Nice job.  Did you run the drill in reverse to get the cut (makes cleaner edges).  So... the big question is how did it help temps???

Mem and HDD coolers are almost never worth the effort.  Good airflow is the key in my opinion.


----------



## 965BlackEdition (Oct 19, 2010)

Can't tell you temps just yet... waiting on my new CPU to arrive... hopefully today. And yes i did run it fowards n backwards, plus used a curved file to rub down the edges.

Reason i'm asking about Mem coolers is cos theres a special here for R100 (Just under $15) for Vizo Amanda II (http://www.vizo.com.tw/front/product/get_product_detail/73/3/1). I like the Blue LED's - it goes with the rest of the PC.

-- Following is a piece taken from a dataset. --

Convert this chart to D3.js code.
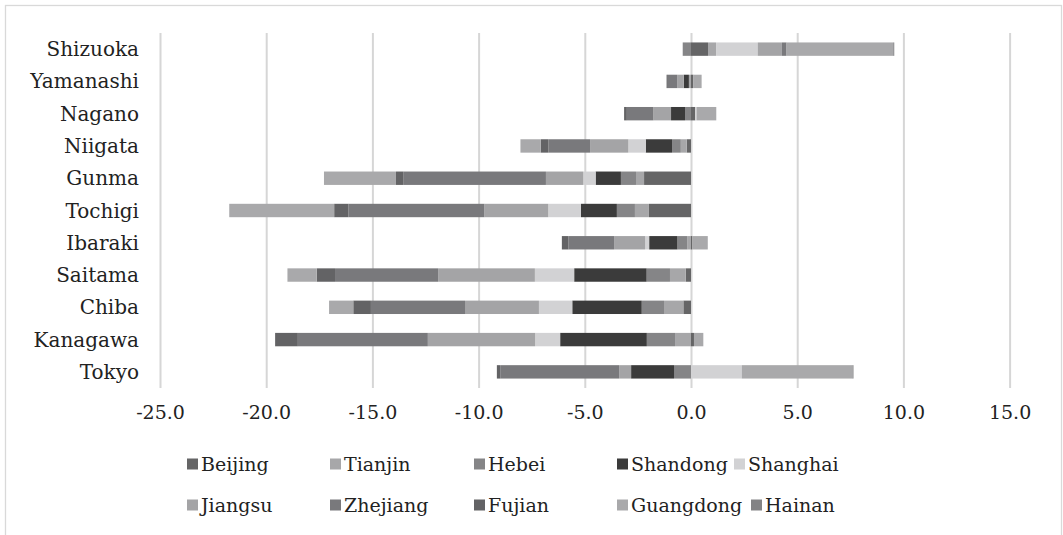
<!DOCTYPE html>
<html>
<head>
<meta charset="utf-8">
<script src="https://cdn.jsdelivr.net/npm/d3@7"></script>
<style>
  html, body { margin: 0; padding: 0; background: #fff; }
  svg { display: block; font-family: "DejaVu Serif", "Liberation Serif", serif; }
</style>
</head>
<body>
<svg id="chart" width="1063" height="535"></svg>
<script>
// Prefectures, listed from the bottom row upward
const categories = ["Tokyo", "Kanagawa", "Chiba", "Saitama", "Ibaraki", "Tochigi",
                    "Gunma", "Niigata", "Nagano", "Yamanashi", "Shizuoka"];

// Contribution of each Chinese province, one value per prefecture above
const Beijing   = [0.00,  0.14, -0.36, -0.25,  0.05, -1.98, -2.21, -0.20,  0.20,  0.10, 0.80];
const Tianjin   = [0.00, -0.75, -0.91, -0.74, -0.17, -0.66, -0.38, -0.28,  0.00, -0.10, 0.38];
const Hebei     = [-0.80, -1.33, -1.05, -1.10, -0.47, -0.85, -0.71, -0.41, -0.28, 0.00, -0.39];
const Shandong  = [-2.02, -4.08, -3.27, -3.41, -1.33, -1.69, -1.19, -1.24, -0.66, -0.24, 0.00];
const Shanghai  = [2.39, -1.18, -1.57, -1.85, -0.19, -1.54, -0.58, -0.82,  0.06,  0.00, 1.96];
const Jiangsu   = [-0.56, -5.05, -3.48, -4.55, -1.46, -3.01, -1.76, -1.80, -0.83, -0.31, 1.14];
const Zhejiang  = [-5.60, -6.12, -4.43, -4.86, -2.15, -6.40, -6.72, -1.96, -1.25, -0.44, 0.22];
const Fujian    = [-0.16, -1.07, -0.83, -0.86, -0.31, -0.67, -0.34, -0.36, -0.13, -0.06, 0.00];
const Guangdong = [5.21,  0.44, -1.14, -1.38,  0.74, -4.94, -3.39, -0.96,  0.93,  0.40, 5.02];
const Hainan    = [0.05,  0.00,  0.00,  0.00,  0.00,  0.00,  0.00,  0.00,  0.00,  0.00, 0.05];

const seriesNames = ["Beijing", "Tianjin", "Hebei", "Shandong", "Shanghai",
                     "Jiangsu", "Zhejiang", "Fujian", "Guangdong", "Hainan"];
const seriesValues = [Beijing, Tianjin, Hebei, Shandong, Shanghai,
                      Jiangsu, Zhejiang, Fujian, Guangdong, Hainan];
const seriesColors = ["#656566", "#a7a7a9", "#858587", "#3b3b3b", "#d2d2d4",
                      "#a4a4a6", "#79797c", "#636365", "#a9a9ab", "#838385"];

const tickValues = [-25, -20, -15, -10, -5, 0, 5, 10, 15];

// Build one row per prefecture for d3.stack
const rows = categories.map((c, i) => {
  const r = { category: c };
  seriesNames.forEach((s, j) => { r[s] = seriesValues[j][i]; });
  return r;
});

const svg = d3.select("#chart");

// Outer chart frame
svg.append("rect")
  .attr("x", 5.5).attr("y", 5.5)
  .attr("width", 1056).attr("height", 560)
  .attr("fill", "none").attr("stroke", "#d9d9d9").attr("stroke-width", 1.3);

const plot = { left: 160, right: 1009.6, top: 33, bottom: 388 };

const x = d3.scaleLinear().domain([-25, 15]).range([plot.left, plot.right]);
const y = d3.scaleBand()
  .domain(categories.slice().reverse())
  .range([plot.top, plot.bottom])
  .paddingInner(0.585)
  .paddingOuter(0.2925);

const fmt = d3.formatLocale({ decimal: ".", thousands: ",", grouping: [3],
                              currency: ["", ""], minus: "-" }).format(".1f");

// Vertical gridlines
svg.append("g")
  .attr("transform", `translate(0,${plot.bottom})`)
  .call(d3.axisBottom(x).tickValues(tickValues).tickSize(-(plot.bottom - plot.top)).tickFormat(""))
  .call(g => g.select(".domain").remove())
  .call(g => g.selectAll(".tick line").attr("stroke", "#d6d6d6").attr("stroke-width", 2));

// Stacked bars, negatives stacked left of zero
const stack = d3.stack().keys(seriesNames).offset(d3.stackOffsetDiverging);
const layers = stack(rows);

svg.append("g").selectAll("g")
  .data(layers)
  .join("g")
  .attr("fill", (d, i) => seriesColors[i])
  .selectAll("rect")
  .data(d => d)
  .join("rect")
  .attr("x", d => x(Math.min(d[0], d[1])))
  .attr("width", d => Math.abs(x(d[1]) - x(d[0])))
  .attr("y", d => y(d.data.category))
  .attr("height", y.bandwidth());

// Value axis labels
svg.append("g")
  .attr("transform", `translate(0,${plot.bottom})`)
  .call(d3.axisBottom(x).tickValues(tickValues).tickSize(0).tickPadding(18).tickFormat(fmt))
  .call(g => g.select(".domain").remove())
  .call(g => g.selectAll("text")
    .attr("font-family", "DejaVu Serif, serif")
    .attr("font-size", 19).attr("fill", "#222"));

// Category labels
svg.append("g").selectAll("text")
  .data(categories)
  .join("text")
  .attr("x", 139)
  .attr("y", d => y(d) + y.bandwidth() / 2)
  .attr("dy", "0.35em")
  .attr("text-anchor", "end")
  .attr("font-size", 20)
  .attr("fill", "#222")
  .text(d => d);

// Legend in two rows
const legendX = [187, 330, 474, 617, 734, 187, 330, 474, 617, 751];
const legendY = [464, 464, 464, 464, 464, 505, 505, 505, 505, 505];
const legend = svg.append("g").selectAll("g")
  .data(seriesNames)
  .join("g")
  .attr("transform", (d, i) => `translate(${legendX[i]},${legendY[i]})`);
legend.append("rect")
  .attr("x", 0).attr("y", -5.5)
  .attr("width", 11).attr("height", 11)
  .attr("fill", (d, i) => seriesColors[i]);
legend.append("text")
  .attr("x", 14).attr("dy", "0.35em")
  .attr("font-size", 19)
  .attr("fill", "#222")
  .text(d => d);
</script>
</body>
</html>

If the processor arrives today, I will post this evening.


----------



## 965BlackEdition (Oct 22, 2010)

Pc is up - See pic... will take more over the weekend and post

have a problem though... pc is very hot all the time... remembering i'm in SA in summer (air temp is around 30-35 C during the day and around 20-24 C at night). CPU is around 50/52 on idle and up to 64 on load? I set the fan to 100%, but it only seems to be there on POST, once windows starts... it quiets down. as for GFX - its only cooler with the side panel down... otherwise no difference with case closed. as u can see the 2 fans on the side panel are set to intake and exhaust respectively... the guys i bought my eq from recommended i do that to circulate the air... is that right? or should they both be exhaust?


----------



## 965BlackEdition (Oct 22, 2010)

sorry 4 double posting... i'm considering changing cpu fan to Coolermaster Hyper N620?? ideas? thoughts...


----------



## (FIH) The Don (Oct 22, 2010)

take the Coolermaster Hyper 212+

its cheap, and very effective for the price imo

btw, you would want to have a slightly positive air pressure in you system


----------



## 965BlackEdition (Oct 22, 2010)

so make both the side panel fans intake? (then i'll have 4 intake and 1 exhaust+psu exhaust)


----------



## 965BlackEdition (Oct 22, 2010)

CM Hyper 212+ ?? Read a bad review for it (http://www.overclockersclub.com/reviews/coolermaster_hyper_212_plus)
forgive me 4 quoting another site...


----------



## (FIH) The Don (Oct 22, 2010)

i tend to trust this guy on cpu cooler reviews 

http://www.tweaktown.com/reviews/2904/cooler_master_hyper_212_plus_cpu_cooler/index.html

i have the cooler myself too

and look at the price vs others


----------



## 965BlackEdition (Oct 22, 2010)

true - ok will get that next week, and maybe an extra fan to go with it... like the push pull idea!


----------



## keakar (Oct 26, 2010)

IMO you should replace those case feet with 3/4" pvc end caps (from hardware store) they will cost about $1.50 and raise your case about 1" high so you get beter airflow under it.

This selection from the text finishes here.